My nine week puppy got her ears cropped yesterday by the vet. It is our first time ever having a dog with their ears cropped and was wondering what others thought? We our worried that the left ear is trimmed more than the right ear...


----------



## cammoblue (Jan 15, 2012)

ears look fine to me... they are going to look a little weird until you get the stitches out and they start standing up normal again.


----------



## angelbaby (Feb 4, 2010)

the last few pictures the ear on the left the tip looks flat like there is no tip , and it looks folded over funny , is that just the lighting am I not looking at that right? if not did you ask for the tip to be like that? the cut itself looks normal where the stitches are, just the tips look odd to me, maybe just me though.


----------



## PitLover28 (Apr 24, 2012)

My boyfriend thinks that one of the ears were cut more than the other. The tips of the ears look fine I think its just the picture that makes them look like that. We are just worried that they are not the same and dont know what to do or how to really know for sure tha they are messed up.


----------



## Indie (Sep 29, 2010)

When I had my gal's ears cropped (incidentally @ Somerset Animal Hospital in MD), they looked a bit off to me, too... and they were. We had the longer one re-cropped for free by the same vet, and he still didn't take enough off, so they are still a bit uneven. (PISSED me off!) Your pup's ears are trimmed in a diff style, it appears, but here's what my gal's looked like thru the healing process:
when she got home that night:








a few days later:








stitches out:








Best in show puppy w/ messed up ears:








after 2nd crop on her white ear








and now we avoid taking head-on pics like this:


----------



## PitLover28 (Apr 24, 2012)

Okay thank you! We are freaking out about it and I am sooo sorry about your situation I can feel your pain right now! We are going to take her back to the vet tomorrow to talk to them and see what we can do. If you were to go back and change anything would you go back to a different vet for the second ear cropping?
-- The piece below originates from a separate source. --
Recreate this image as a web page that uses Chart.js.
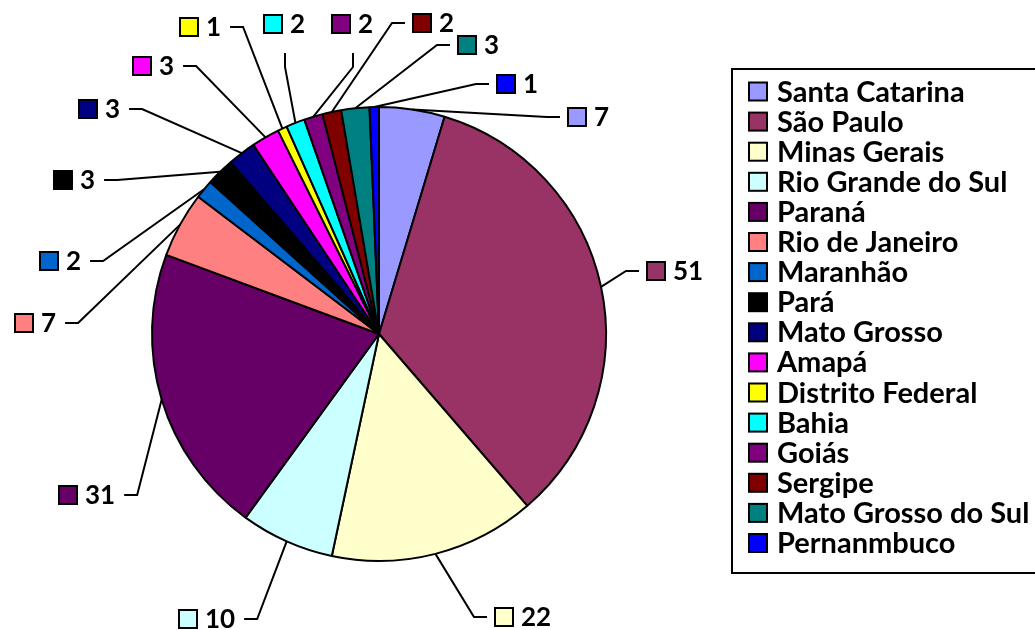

We plan on putting her in shows and I would hate for her ears to affect anything.


----------



## Indie (Sep 29, 2010)

I would go to any scheduled appts you have with that vet, and express your opinion that the ears aren't looking right. They will probably tell you to wait till they are healed and taped and standing, and to look again. If the ears still look bad, then I would use your judgement on getting them done again... Indie's re-cropped ear has some sloppy-looking scar tissue, so that would be a concern for sure if you wanted them redone. To put your fears at rest about showing, Indie still earned her Grand Champion w/ UKC, even w/ messed up ears. 
Pretty pup no matter what, though!


----------